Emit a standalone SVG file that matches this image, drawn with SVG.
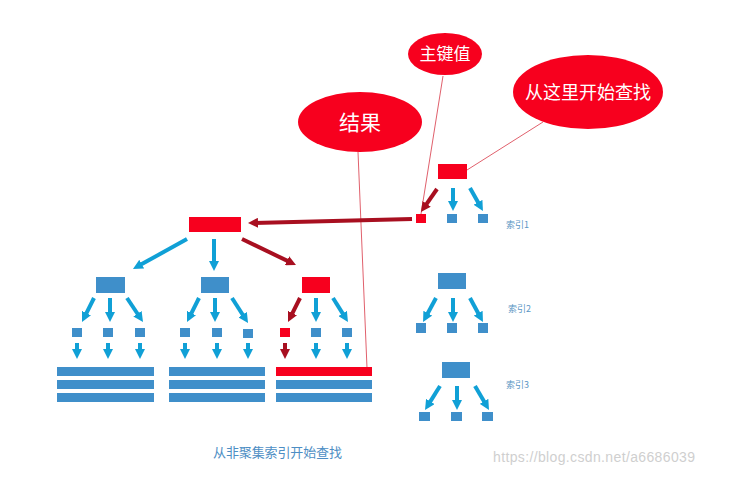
<svg xmlns="http://www.w3.org/2000/svg" width="741" height="497" viewBox="0 0 741 497">
<style>
.red{fill:#f7001e}
.blue{fill:#3f8fca}
.ab{stroke:#10a0d6;stroke-width:4;fill:none;marker-end:url(#mb)}
.ar{stroke:#a80f20;stroke-width:4;fill:none;marker-end:url(#mr)}
.thin{stroke:#e0606c;stroke-width:1;fill:none}
.et{font-family:"Noto Sans CJK SC","Noto Sans",sans-serif;fill:#fff;text-anchor:middle}
.lbl{font-family:"Noto Sans CJK SC",sans-serif;fill:#5a96c4;font-size:9px}
</style>
<defs>
<marker id="mb" markerUnits="userSpaceOnUse" viewBox="0 0 10 10" refX="4" refY="5" markerWidth="10" markerHeight="10" orient="auto"><path d="M0,0 L10,5 L0,10 z" fill="#10a0d6"/></marker>
<marker id="mr" markerUnits="userSpaceOnUse" viewBox="0 0 10 10" refX="4" refY="5" markerWidth="10" markerHeight="10" orient="auto"><path d="M0,0 L10,5 L0,10 z" fill="#a80f20"/></marker>
</defs>
<rect width="741" height="497" fill="#fff"/>
<g id="connectors">
<line class="thin" x1="443" y1="76" x2="421" y2="214"/>
<line class="thin" x1="543" y1="122" x2="467" y2="170"/>
<line class="thin" x1="358" y1="152" x2="367" y2="368"/>
<line class="ar" x1="437" y1="189" x2="424.4" y2="207.1"/>
<line class="ab" x1="453" y1="188" x2="453" y2="205"/>
<line class="ab" x1="470" y1="188" x2="480" y2="205.8"/>
<line class="ar" x1="412" y1="219" x2="254" y2="222.9"/>
<line class="ab" x1="187" y1="239" x2="138.2" y2="266.1"/>
<line class="ab" x1="214" y1="239" x2="214" y2="265"/>
<line class="ar" x1="242" y1="239" x2="290.6" y2="262.4"/>
<line class="ab" x1="94" y1="298" x2="84.7" y2="316.6"/>
<line class="ab" x1="110" y1="298" x2="110" y2="316"/>
<line class="ab" x1="127" y1="298" x2="139.7" y2="317"/>
<line class="ab" x1="199" y1="298" x2="189.7" y2="316.6"/>
<line class="ab" x1="215" y1="298" x2="215" y2="316"/>
<line class="ab" x1="232" y1="298" x2="244.8" y2="318"/>
<line class="ar" x1="300" y1="298" x2="290.7" y2="316.6"/>
<line class="ab" x1="316" y1="298" x2="316" y2="316"/>
<line class="ab" x1="333" y1="298" x2="344.8" y2="316.9"/>
<line class="ab" x1="77" y1="343" x2="77" y2="353"/>
<line class="ab" x1="108" y1="343" x2="108" y2="353"/>
<line class="ab" x1="140" y1="343" x2="140" y2="353"/>
<line class="ab" x1="185" y1="343" x2="185" y2="353"/>
<line class="ab" x1="217" y1="343" x2="217" y2="353"/>
<line class="ab" x1="248" y1="343" x2="248" y2="353"/>
<line class="ar" x1="285" y1="343" x2="285" y2="353"/>
<line class="ab" x1="316" y1="343" x2="316" y2="353"/>
<line class="ab" x1="347" y1="343" x2="347" y2="353"/>
<line class="ab" x1="436" y1="298" x2="425.9" y2="316.7"/>
<line class="ab" x1="453" y1="298" x2="453" y2="316"/>
<line class="ab" x1="470" y1="298" x2="480.1" y2="316.7"/>
<line class="ab" x1="440" y1="386" x2="428.2" y2="404.9"/>
<line class="ab" x1="457" y1="386" x2="457" y2="404"/>
<line class="ab" x1="475" y1="386" x2="486" y2="404.8"/>
</g>
<g id="e-pk"><ellipse class="red" cx="445" cy="54" rx="37" ry="21"/><text class="et" x="445" y="60" font-size="17">主键值</text></g>
<g id="e-start"><ellipse class="red" cx="588" cy="92" rx="75" ry="37"/><text class="et" x="588" y="98.5" font-size="18">从这里开始查找</text></g>
<g id="e-result"><ellipse class="red" cx="360" cy="122" rx="62" ry="30"/><text class="et" x="360" y="129.5" font-size="21">结果</text></g>
<g id="i1-root"><rect class="red" x="438" y="164" width="29" height="15"/></g>
<g id="i1-a"><rect class="red" x="416" y="214" width="10" height="9"/></g>
<g id="i1-b"><rect class="blue" x="447" y="214" width="10" height="9"/></g>
<g id="i1-c"><rect class="blue" x="478" y="214" width="10" height="9"/></g>
<g id="i1-label"><text class="lbl" x="506" y="228">索引1</text></g>
<g id="c-root"><rect class="red" x="189" y="217" width="52" height="15"/></g>
<g id="c-l"><rect class="blue" x="96" y="277" width="29" height="16"/></g>
<g id="c-m"><rect class="blue" x="201" y="277" width="28" height="16"/></g>
<g id="c-r"><rect class="red" x="302" y="277" width="28" height="16"/></g>
<g id="c-l1"><rect class="blue" x="72" y="328" width="10" height="9"/></g>
<g id="c-l2"><rect class="blue" x="103" y="328" width="10" height="9"/></g>
<g id="c-l3"><rect class="blue" x="135" y="328" width="10" height="9"/></g>
<g id="c-m1"><rect class="blue" x="180" y="328" width="10" height="9"/></g>
<g id="c-m2"><rect class="blue" x="212" y="328" width="10" height="9"/></g>
<g id="c-m3"><rect class="blue" x="243" y="329" width="10" height="9"/></g>
<g id="c-r1"><rect class="red" x="280" y="328" width="10" height="9"/></g>
<g id="c-r2"><rect class="blue" x="311" y="328" width="10" height="9"/></g>
<g id="c-r3"><rect class="blue" x="342" y="328" width="10" height="9"/></g>
<g id="data-l"><rect class="blue" x="57" y="367" width="97" height="9"/><rect class="blue" x="57" y="380" width="97" height="9"/><rect class="blue" x="57" y="393" width="97" height="9"/></g>
<g id="data-m"><rect class="blue" x="169" y="367" width="96" height="9"/><rect class="blue" x="169" y="380" width="96" height="9"/><rect class="blue" x="169" y="393" width="96" height="9"/></g>
<g id="data-r"><rect class="red" x="276" y="367" width="96" height="9"/><rect class="blue" x="276" y="380" width="96" height="9"/><rect class="blue" x="276" y="393" width="96" height="9"/></g>
<g id="i2-root"><rect class="blue" x="438" y="273" width="28" height="16"/></g>
<g id="i2-a"><rect class="blue" x="416" y="323" width="10" height="10"/></g>
<g id="i2-b"><rect class="blue" x="447" y="323" width="10" height="10"/></g>
<g id="i2-c"><rect class="blue" x="478" y="323" width="10" height="10"/></g>
<g id="i2-label"><text class="lbl" x="508" y="312">索引2</text></g>
<g id="i3-root"><rect class="blue" x="442" y="362" width="28" height="16"/></g>
<g id="i3-a"><rect class="blue" x="419" y="412" width="11" height="9"/></g>
<g id="i3-b"><rect class="blue" x="451" y="412" width="11" height="9"/></g>
<g id="i3-c"><rect class="blue" x="482" y="412" width="11" height="9"/></g>
<g id="i3-label"><text class="lbl" x="506" y="388">索引3</text></g>
<g id="caption"><text x="213" y="457" font-family="Noto Sans CJK SC,sans-serif" font-size="13" fill="#4d8ec4" textLength="129">从非聚集索引开始查找</text></g>
<text x="493" y="462" font-family="Liberation Sans,Arial,sans-serif" font-size="14" fill="#cfcfcf" textLength="202">https://blog.csdn.net/a6686039</text>
</svg>
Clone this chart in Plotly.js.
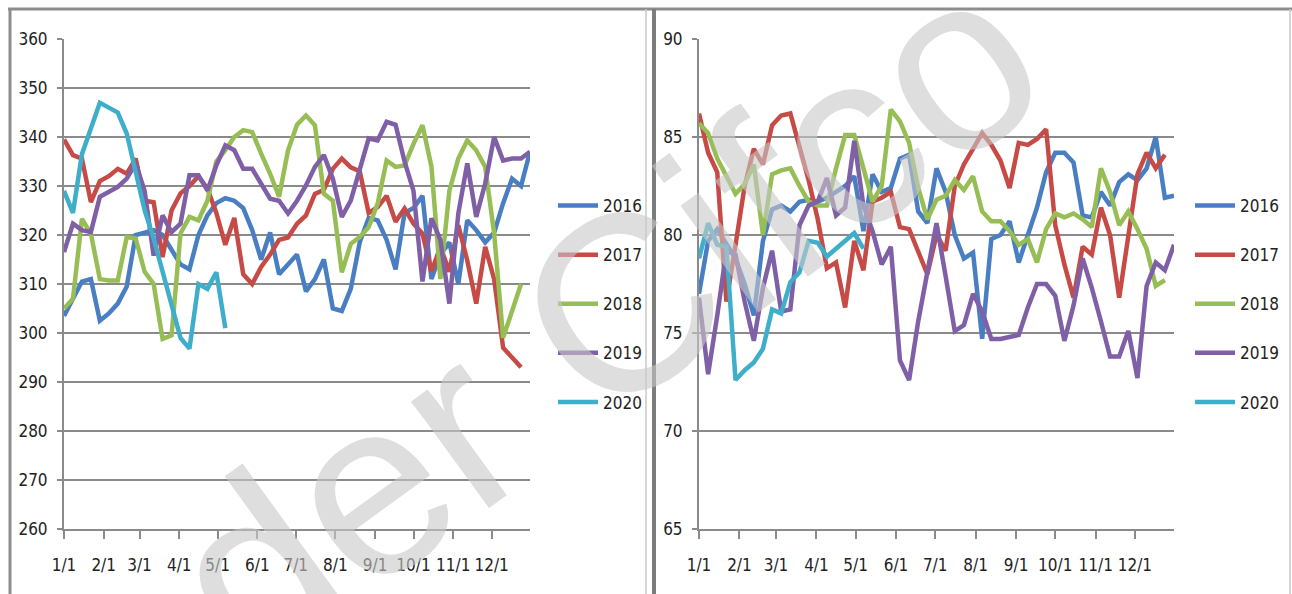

::::

Short task:
Repeat the material above word for word and skip every image in it.

Solution to this task:
Emit a standalone SVG file that matches this image, drawn with SVG.
<svg xmlns="http://www.w3.org/2000/svg" width="741" height="497" viewBox="0 0 741 497">
<style>
.red{fill:#f7001e}
.blue{fill:#3f8fca}
.ab{stroke:#10a0d6;stroke-width:4;fill:none;marker-end:url(#mb)}
.ar{stroke:#a80f20;stroke-width:4;fill:none;marker-end:url(#mr)}
.thin{stroke:#e0606c;stroke-width:1;fill:none}
.et{font-family:"Noto Sans CJK SC","Noto Sans",sans-serif;fill:#fff;text-anchor:middle}
.lbl{font-family:"Noto Sans CJK SC",sans-serif;fill:#5a96c4;font-size:9px}
</style>
<defs>
<marker id="mb" markerUnits="userSpaceOnUse" viewBox="0 0 10 10" refX="4" refY="5" markerWidth="10" markerHeight="10" orient="auto"><path d="M0,0 L10,5 L0,10 z" fill="#10a0d6"/></marker>
<marker id="mr" markerUnits="userSpaceOnUse" viewBox="0 0 10 10" refX="4" refY="5" markerWidth="10" markerHeight="10" orient="auto"><path d="M0,0 L10,5 L0,10 z" fill="#a80f20"/></marker>
</defs>
<rect width="741" height="497" fill="#fff"/>
<g id="connectors">
<line class="thin" x1="443" y1="76" x2="421" y2="214"/>
<line class="thin" x1="543" y1="122" x2="467" y2="170"/>
<line class="thin" x1="358" y1="152" x2="367" y2="368"/>
<line class="ar" x1="437" y1="189" x2="424.4" y2="207.1"/>
<line class="ab" x1="453" y1="188" x2="453" y2="205"/>
<line class="ab" x1="470" y1="188" x2="480" y2="205.8"/>
<line class="ar" x1="412" y1="219" x2="254" y2="222.9"/>
<line class="ab" x1="187" y1="239" x2="138.2" y2="266.1"/>
<line class="ab" x1="214" y1="239" x2="214" y2="265"/>
<line class="ar" x1="242" y1="239" x2="290.6" y2="262.4"/>
<line class="ab" x1="94" y1="298" x2="84.7" y2="316.6"/>
<line class="ab" x1="110" y1="298" x2="110" y2="316"/>
<line class="ab" x1="127" y1="298" x2="139.7" y2="317"/>
<line class="ab" x1="199" y1="298" x2="189.7" y2="316.6"/>
<line class="ab" x1="215" y1="298" x2="215" y2="316"/>
<line class="ab" x1="232" y1="298" x2="244.8" y2="318"/>
<line class="ar" x1="300" y1="298" x2="290.7" y2="316.6"/>
<line class="ab" x1="316" y1="298" x2="316" y2="316"/>
<line class="ab" x1="333" y1="298" x2="344.8" y2="316.9"/>
<line class="ab" x1="77" y1="343" x2="77" y2="353"/>
<line class="ab" x1="108" y1="343" x2="108" y2="353"/>
<line class="ab" x1="140" y1="343" x2="140" y2="353"/>
<line class="ab" x1="185" y1="343" x2="185" y2="353"/>
<line class="ab" x1="217" y1="343" x2="217" y2="353"/>
<line class="ab" x1="248" y1="343" x2="248" y2="353"/>
<line class="ar" x1="285" y1="343" x2="285" y2="353"/>
<line class="ab" x1="316" y1="343" x2="316" y2="353"/>
<line class="ab" x1="347" y1="343" x2="347" y2="353"/>
<line class="ab" x1="436" y1="298" x2="425.9" y2="316.7"/>
<line class="ab" x1="453" y1="298" x2="453" y2="316"/>
<line class="ab" x1="470" y1="298" x2="480.1" y2="316.7"/>
<line class="ab" x1="440" y1="386" x2="428.2" y2="404.9"/>
<line class="ab" x1="457" y1="386" x2="457" y2="404"/>
<line class="ab" x1="475" y1="386" x2="486" y2="404.8"/>
</g>
<g id="e-pk"><ellipse class="red" cx="445" cy="54" rx="37" ry="21"/><text class="et" x="445" y="60" font-size="17">主键值</text></g>
<g id="e-start"><ellipse class="red" cx="588" cy="92" rx="75" ry="37"/><text class="et" x="588" y="98.5" font-size="18">从这里开始查找</text></g>
<g id="e-result"><ellipse class="red" cx="360" cy="122" rx="62" ry="30"/><text class="et" x="360" y="129.5" font-size="21">结果</text></g>
<g id="i1-root"><rect class="red" x="438" y="164" width="29" height="15"/></g>
<g id="i1-a"><rect class="red" x="416" y="214" width="10" height="9"/></g>
<g id="i1-b"><rect class="blue" x="447" y="214" width="10" height="9"/></g>
<g id="i1-c"><rect class="blue" x="478" y="214" width="10" height="9"/></g>
<g id="i1-label"><text class="lbl" x="506" y="228">索引1</text></g>
<g id="c-root"><rect class="red" x="189" y="217" width="52" height="15"/></g>
<g id="c-l"><rect class="blue" x="96" y="277" width="29" height="16"/></g>
<g id="c-m"><rect class="blue" x="201" y="277" width="28" height="16"/></g>
<g id="c-r"><rect class="red" x="302" y="277" width="28" height="16"/></g>
<g id="c-l1"><rect class="blue" x="72" y="328" width="10" height="9"/></g>
<g id="c-l2"><rect class="blue" x="103" y="328" width="10" height="9"/></g>
<g id="c-l3"><rect class="blue" x="135" y="328" width="10" height="9"/></g>
<g id="c-m1"><rect class="blue" x="180" y="328" width="10" height="9"/></g>
<g id="c-m2"><rect class="blue" x="212" y="328" width="10" height="9"/></g>
<g id="c-m3"><rect class="blue" x="243" y="329" width="10" height="9"/></g>
<g id="c-r1"><rect class="red" x="280" y="328" width="10" height="9"/></g>
<g id="c-r2"><rect class="blue" x="311" y="328" width="10" height="9"/></g>
<g id="c-r3"><rect class="blue" x="342" y="328" width="10" height="9"/></g>
<g id="data-l"><rect class="blue" x="57" y="367" width="97" height="9"/><rect class="blue" x="57" y="380" width="97" height="9"/><rect class="blue" x="57" y="393" width="97" height="9"/></g>
<g id="data-m"><rect class="blue" x="169" y="367" width="96" height="9"/><rect class="blue" x="169" y="380" width="96" height="9"/><rect class="blue" x="169" y="393" width="96" height="9"/></g>
<g id="data-r"><rect class="red" x="276" y="367" width="96" height="9"/><rect class="blue" x="276" y="380" width="96" height="9"/><rect class="blue" x="276" y="393" width="96" height="9"/></g>
<g id="i2-root"><rect class="blue" x="438" y="273" width="28" height="16"/></g>
<g id="i2-a"><rect class="blue" x="416" y="323" width="10" height="10"/></g>
<g id="i2-b"><rect class="blue" x="447" y="323" width="10" height="10"/></g>
<g id="i2-c"><rect class="blue" x="478" y="323" width="10" height="10"/></g>
<g id="i2-label"><text class="lbl" x="508" y="312">索引2</text></g>
<g id="i3-root"><rect class="blue" x="442" y="362" width="28" height="16"/></g>
<g id="i3-a"><rect class="blue" x="419" y="412" width="11" height="9"/></g>
<g id="i3-b"><rect class="blue" x="451" y="412" width="11" height="9"/></g>
<g id="i3-c"><rect class="blue" x="482" y="412" width="11" height="9"/></g>
<g id="i3-label"><text class="lbl" x="506" y="388">索引3</text></g>
<g id="caption"><text x="213" y="457" font-family="Noto Sans CJK SC,sans-serif" font-size="13" fill="#4d8ec4" textLength="129">从非聚集索引开始查找</text></g>
<text x="493" y="462" font-family="Liberation Sans,Arial,sans-serif" font-size="14" fill="#cfcfcf" textLength="202">https://blog.csdn.net/a6686039</text>
</svg>
Clone this chart in Plotly.js.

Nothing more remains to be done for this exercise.